Выбрать главу

Представители противоположного лагеря западников проповедовали идею безусловного превосходства европейской культуры и европейских порядков и идеалов над русской культурной традицией. И то и другое направления, в пылу полемики доходившие до крайностей, еще с николаевских времен конфликтовали с официальной властью.

Мировоззренческий сумбур к началу шестидесятых годов принял более стихийные формы. Натурфилософия, идеалистическая философия, романтизм, исторический материализм занимали умы новоиспеченных оракулов, пытавшихся насаждать в России свои умозрительные идеи. Заимствуя взгляды у представителей немецкого естественно-научного материализма и позитивизма, Чернышевский, Писарев, Добролюбов и их последователи стремились стать новыми лидерами множащегося племени российских нигилистов. Их было не так уж много, но им довелось внести существенный вклад в дело разрушения российской государственности, уводя своих адептов в мир несбыточных социальных фантазий и толкая их на антиобщественные поступки. В пору, когда европейская экономика стремительно продвигалась вперед, наши «ученики» европейских философов предлагали соотечественникам погружаться в сны Веры Павловны и по-рахметовски закалять волю, готовя себя к неким испытаниям. На совести нигилистов расшатывание устоев государства, внесение смятения в умы людей, пропаганда неповиновения.

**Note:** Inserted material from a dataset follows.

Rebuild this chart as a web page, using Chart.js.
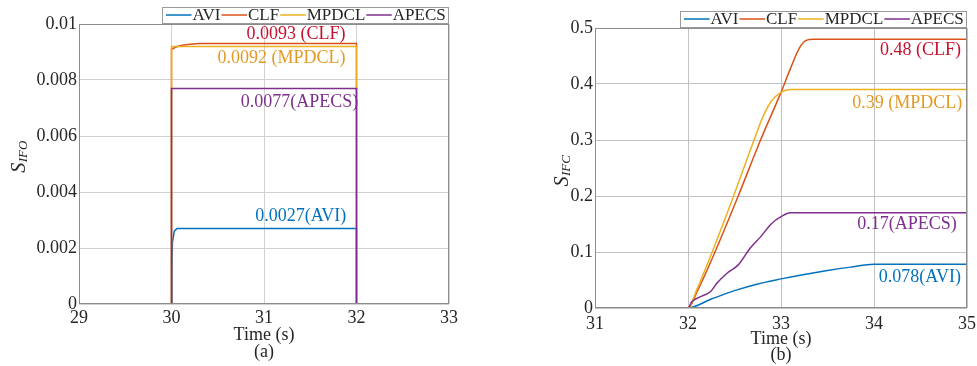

Власть, выполнявшая трудную реформаторскую работу, не могла мириться с таким положением дел, поэтому ей приходилось принимать жесткие меры. Материалист и позитивист Чернышевский был подвергнут гражданской казни и отправлен на каторгу, а затем в ссылку.

Нигилизм стал заразительным недугом, истинным бедствием для России, разлагающе влияя на ее общественную жизнь. Отрицание всего и вся сказывалось на умонастроениях наиболее деятельной части общества. Государство оказалось погруженным во мрак пессимизма, идейных блужданий, противоречивых общественных течений. Здравый смысл терялся в бесконечных схоластических дискуссиях. Идеологи нигилизма умели убеждать, однако не могли прозорливо мыслить, зорко смотреть в будущее. «Печальник народа» Некрасов наблюдал этих «фанатиков народных, начитанных глупцов, лакеев мыслей благородных». Достоевский также разглядел этих «сумасшедших поэтов и прозаиков 60-х — 70-х, которые прерывают всякое сношение с действительностью». Осознав собственные заблуждения петрашевского периода, писатель пришел к мысли, что народ осудил бы их за так называемые революционно-гуманистические идеалы. В этой связи не мешает вспомнить, что составляло идейную платформу петрашевцев, поплатившихся годами каторги за свои невинные увлечения заемными теориями. На обеде в честь дня рождения французского философа-утописта Фурье, устроенном в 1849 году, один из активных петрашевцев — Д. Д. Ахшарумов — провозглашал: «Разрушить столицы, города и все материалы их употребить для других зданий, и всю эту жизнь мучений, бедствий, нищеты, стыда, срама превратить в жизнь роскошную, стройную, веселья, богатства, счастья, и всю землю нищую покрыть дворцами, плодами и разукрасить в цветах, — вот цель наша…»[116]

Все это разноголосье вело к усилению общественной нестабильности. Набиравшая силу модная тенденция непременно оппонировать власти начинала вступать в противоречие с самим процессом реформирования российского общества. Страхи и предостережения, обвинения и мрачные предсказания прессы отвлекали правительство от позитивной работы по преодолению трудностей, неизбежно возникавших на этом пути. Между тем государственная власть, институты управления обществом как никогда прежде нуждались в поддержке. Сила публицистической мысли, ее направленность делали власть зависимой от умонастроений владельцев печатных изданий и влиятельных журналистов, заставляя ее все чаще защищаться от нападок критики, которая становилась все менее конструктивной. Органы печати, принадлежавшие различным политическим силам, в свою очередь, не способствовали тому, чтобы неподготовленный обыватель оказался в состоянии вывести общий знаменатель, определить вектор движения. Правительству не хватало интеллектуальных средств, чтобы гармонизировать отношения с новой публицистикой. Реальный ход реформ не давал повода писать о них в пафосном тоне, на что, безусловно, всегда рассчитывает власть. Серьезные противоречия обнаруживались и в способах проведения преобразований, и в глубине самих преобразований. Умалчивать, не писать об этом было невозможно.